Performance Considerations and Optimization
While dictionaries offer excellent average-case performance, nested structures introduce considerations that impact both speed and memory usage. Understanding these factors helps you make informed decisions about when nesting is appropriate and when alternative approaches might serve better.
Time Complexity of Operations
Dictionary lookups operate in O(1) average time—constant regardless of dictionary size. This makes them exceptionally fast for direct key access. However, nested structures multiply these operations. Accessing data["level1"]["level2"]["level3"] performs three O(1) lookups, still very fast in absolute terms but slower than a single lookup.
Iteration scales with the number of elements at each level. Iterating through a dictionary with 100 keys takes O(100) time. If each value contains another dictionary with 50 keys, fully traversing the structure takes O(100 × 50) = O(5000) operations. Deep nesting with large collections at each level can create performance bottlenecks in traversal-heavy code.
| Operation | Time Complexity | Notes |
|---|---|---|
| Direct key access | O(1) | Average case; worst case O(n) with hash collisions |
| Nested access (k levels) | O(k) | Multiplies O(1) lookups by depth |
| Insert/Update | O(1) | At any nesting level |
| Delete | O(1) | Direct key deletion |
| Iterate all keys | O(n) | Where n is number of keys at that level |
| Full recursive traversal | O(n × m) | Where n is total elements and m is average nesting depth |
| Check key existence | O(1) | Using in operator |
| Merge dictionaries | O(n + m) | Where n and m are sizes of dictionaries being merged |
Memory Usage and Structure Design
Each dictionary carries overhead beyond just its key-value pairs—hash tables, references, and metadata consume memory. Deeply nested structures with many small dictionaries can use significantly more memory than flatter alternatives. If you have 10,000 records each with a nested dictionary for "address" containing just three fields, you're creating 10,000 additional dictionary objects with their associated overhead.

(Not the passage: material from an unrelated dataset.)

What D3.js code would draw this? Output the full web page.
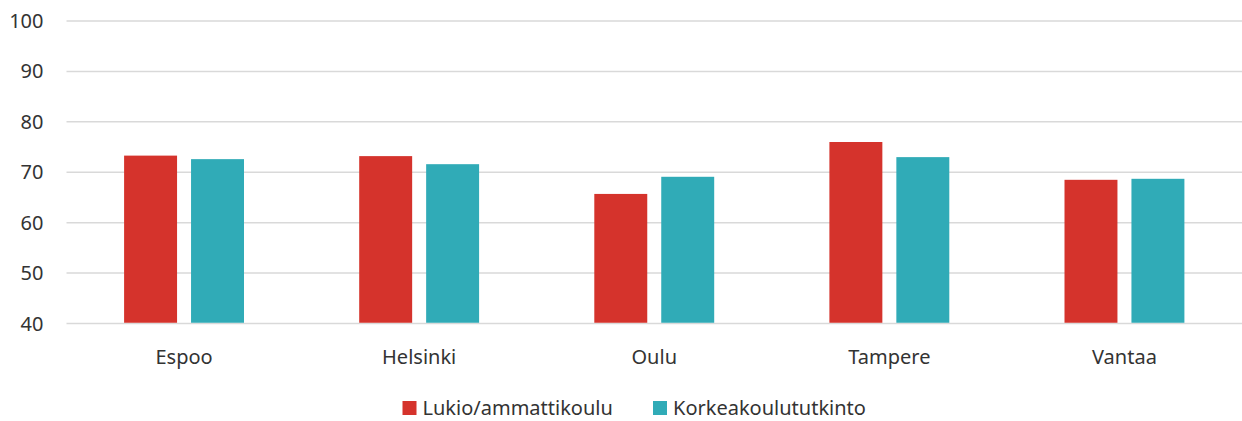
<!DOCTYPE html>
<html>
<head>
<meta charset="utf-8">
<script src="https://cdn.jsdelivr.net/npm/d3@7"></script>
<style>
  body { margin: 0; background: #fff; }
  text { font-family: "Noto Sans", "Open Sans", sans-serif; fill: #333; }
</style>
</head>
<body>
<div id="chart"></div>
<script>
const cities = ['Espoo', 'Helsinki', 'Oulu', 'Tampere', 'Vantaa']
const seriesNames = ['Lukio/ammattikoulu', 'Korkeakoulututkinto']
const lukio = [73.3, 73.2, 65.7, 76.0, 68.5]
const korkea = [72.6, 71.6, 69.1, 73.0, 68.7]
const yTicks = [40, 50, 60, 70, 80, 90, 100]
const colors = ['#d5332c', '#30abb7']

const width = 1242
const height = 421
const margin = { top: 21, right: 0, bottom: 97.5, left: 66.5 }
const innerW = width - margin.left - margin.right
const innerH = height - margin.top - margin.bottom

const svg = d3.select('#chart').append('svg')
  .attr('width', width)
  .attr('height', height)

const g = svg.append('g')
  .attr('transform', `translate(${margin.left}, ${margin.top})`)

const x0 = d3.scaleBand(cities, [0, innerW]).paddingInner(0.49).paddingOuter(0.245)
const x1 = d3.scaleBand(seriesNames, [0, x0.bandwidth()]).paddingInner(0.209)
const y = d3.scaleLinear([40, 100], [innerH, 0])

// gridlines
g.append('g')
  .selectAll('line')
  .data(yTicks)
  .join('line')
  .attr('x1', 0)
  .attr('x2', innerW)
  .attr('y1', d => y(d))
  .attr('y2', d => y(d))
  .attr('stroke', '#d9d9d9')
  .attr('stroke-width', 1.5)

// y labels
g.append('g')
  .selectAll('text')
  .data(yTicks)
  .join('text')
  .attr('x', -23)
  .attr('y', d => y(d))
  .attr('dy', '0.35em')
  .attr('text-anchor', 'end')
  .style('font-size', '20px')
  .text(d => d)

const rows = cities.map((c, i) => ({ city: c, values: [lukio[i], korkea[i]] }))

const groups = g.append('g')
  .selectAll('g')
  .data(rows)
  .join('g')
  .attr('transform', d => `translate(${x0(d.city)}, 0)`)

groups.selectAll('rect')
  .data(d => d.values.map((v, j) => ({ key: seriesNames[j], value: v, j })))
  .join('rect')
  .attr('x', d => x1(d.key))
  .attr('y', d => y(d.value))
  .attr('width', x1.bandwidth())
  .attr('height', d => y(40) - y(d.value) - 0.75)
  .attr('fill', d => colors[d.j])

// x labels
g.append('g')
  .selectAll('text')
  .data(cities)
  .join('text')
  .attr('x', d => x0(d) + x0.bandwidth() / 2)
  .attr('y', innerH + 40)
  .attr('text-anchor', 'middle')
  .style('font-size', '20px')
  .text(d => d)

// legend
const legend = svg.append('g')
const legendX = [402.5, 653]
seriesNames.forEach((name, i) => {
  const item = legend.append('g').attr('transform', `translate(${legendX[i]}, 401)`)
  item.append('rect')
    .attr('width', 14)
    .attr('height', 14)
    .attr('fill', colors[i])
  item.append('text')
    .attr('x', 20)
    .attr('y', 7)
    .attr('dy', '0.35em')
    .style('font-size', '20px')
    .text(name)
})
</script>
</body>
</html>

Consider whether your nesting truly adds value. Sometimes flat structures with compound keys work better: instead of data[category][subcategory][item], a flat data[f"{category}:{subcategory}:{item}"] uses less memory and offers faster access. The trade-off is less semantic clarity and more string manipulation.
For large datasets, evaluate whether you need dictionaries at all. If you're storing thousands of records with identical structures, consider using named tuples, dataclasses, or proper objects. These alternatives provide attribute access with significantly lower memory overhead than dictionaries.
Optimization Strategies
When performance matters, profile before optimizing. Measure where your code spends time—you might discover that data structure access isn't your bottleneck at all. If dictionary operations do dominate, several strategies can help:
🔹 Cache frequently accessed paths: If you repeatedly access config["database"]["credentials"]["username"], store it in a variable. The lookup is fast, but eliminating unnecessary repetition still helps in tight loops.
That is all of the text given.